Metrics.md

Performance Metrics

Speedup

Denote by $T_s$ the time required to execute the entire task using a single processor, $T_p$ the time required for each processor to execute the subtask.

$$T_p=\frac{T_s}{p}$$

When all processor execute the subtasks simultaneously, $T_p$ is the time to execute the entire task.

The speedup of a parallel system can be defined as:

$$S=\frac{T_S}{T_P}=p$$

Communication overhead

The communication overhead, $T_O$, the time it takes for processors to communicate and exchange data while executing subtaks, is overlooked. The speedup considering the communication overhead is:

$$S=\frac{T_S}{T_P}=\frac{T_S}{ \frac{T_S}{p}+T_O } = \frac{p}{1+p\cdot \frac{T_O}{T_S}}$$

Serial parts

Suppose a part of a given task $f_S$ must be executed serially, and the remaining part $f_P=1-f_S$ is divided into concurrent subtasks.

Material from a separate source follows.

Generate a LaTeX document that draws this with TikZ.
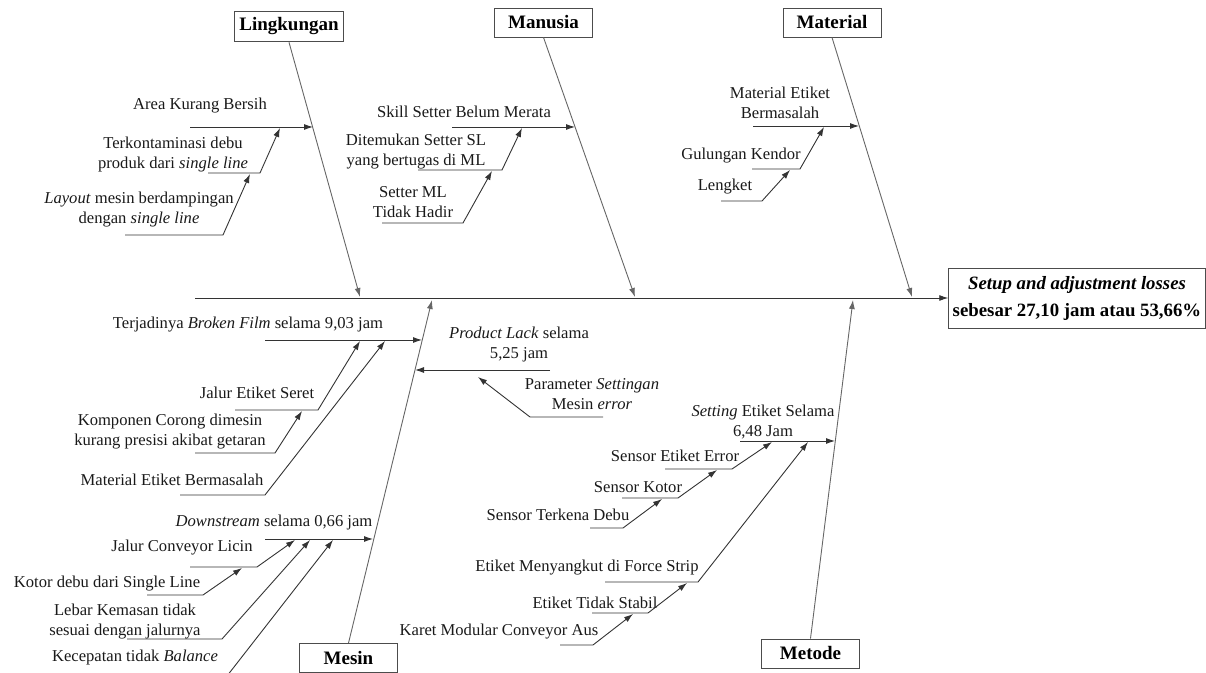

The time to execute the task on $p$ processors is:

$$T_m=f_ST_S+(1-f_S)\frac{T_S}{p}$$

The speedup is:

$$S=\frac{T_S}{T_m}=\frac{T_S}{ f_ST_S+(1-f_S)\frac{T_S}{p} }=\frac{p}{1+(p-1)f_S}$$

Amdahl's law:

$$\lim_{p\to\infty}S=\frac{1}{f_S}$$

Communication overhead and serial parts

$$S=\frac{T_S}{T_m}=\frac{T_S}{ f_ST_S+(1-f_S)\frac{T_S}{p}+T_O } =\frac{p}{1+(p-1)f_S+p\cdot\frac{T_O}{T_S}}$$

$$\lim_{p\to\infty}S=\frac{1}{f_S+\frac{T_O}{T_S}}$$

• When $S=p$, it is a linear speedup, which is an ideal speedup.
• When $S<p$, it is the true speedup ratio.
• When $S>p$, it is a superlinear speedup.

Parallel efficiency

Parallel efficiency represents the average execution efficiency/utilization of each processor when a parallel computer executes a parallel algorithm.

$$\xi=\frac{S}{p}=\frac{1}{1+(p-1)f_S+p\cdot\frac{T_O}{T_S}}$$

• When $\xi=1$, it is a linear acceleration ratio.
• When $\xi<1$, it is a true case.
• When $\xi<<1$, it is a problematically inefficient parallel algorithm.

Speedup models

Fixed load: Amdahl's law

Denote by $W$ the problem size, $W_S$ the serial component, $W_p$ the parallel component, $W_O$ the extra cost. $f_s=\frac{W_S}{W},f_P=1-f_S$ .

$$S=\frac{W_S+W_P}{W_S+\frac{W_P}{P}+W_O} =\frac{W}{f_SW+\frac{W(1-f_S)}{p}+W_O} =\frac{p}{1+(p-1)f_S+p\cdot\frac{W_O}{W}}$$

$$\lim_{p\to\infty}S=\frac{1}{f_S+\frac{W_O}{W}}$$

Unless the vast majority of the program is parallelized, high speedups cannot be achieved.

与上文的 speedup 表达式实际等同。

Amadahl's Law does not take in account the size of the problem. But for many problems, the proportion of serial parts of the program decreases as the problem size increases.

Fixed Time: Gustafson's Law

$$S=\frac{W_S+pW_P}{W_S+p\frac{W_P}{P}+W_O}$$

Ignore $W_O$:

$$S=f_S+p(1-f_S)=p-f_S(p-1)$$

As the problem size increses, the serial load proportion decreases and is no longer the bottleneck of the problem.

Memory-constrained: Sun-Ni Law

$$S=\frac{f_SW+(1-f_S)G(p)W}{f_SW+(1-f_S)G(p)\frac{W}{p}+W_O}$$

Ignore $W_O$:

$$S=\frac{f_S+(1-f_S)G(p)}{f_S+(1-f_S)\frac{G(P)}{p}}$$

• When $G(p)=1$, it is Amdahl's Law.
• When $G(p)=p$, it is Gustafson's Law.
• When $G(p)>p$, Sun-Ni speedup is higher than Amdahl and Gustafson corresponding to computer load increasing faster than storage requirement.

Scalability

The scalability of a computer system is its ability to scale up in performance with an increase in the number of processors in a defined application context.

• A program is said to be strongly scalable if the constant efficiency can be maintained when increasing the number of processors without increasing the size of the problem.
• A program is said to be weakly scalable if increasing the number of processors, you can only increase the size of the problem at the same rate to keep the efficiency value unchanged.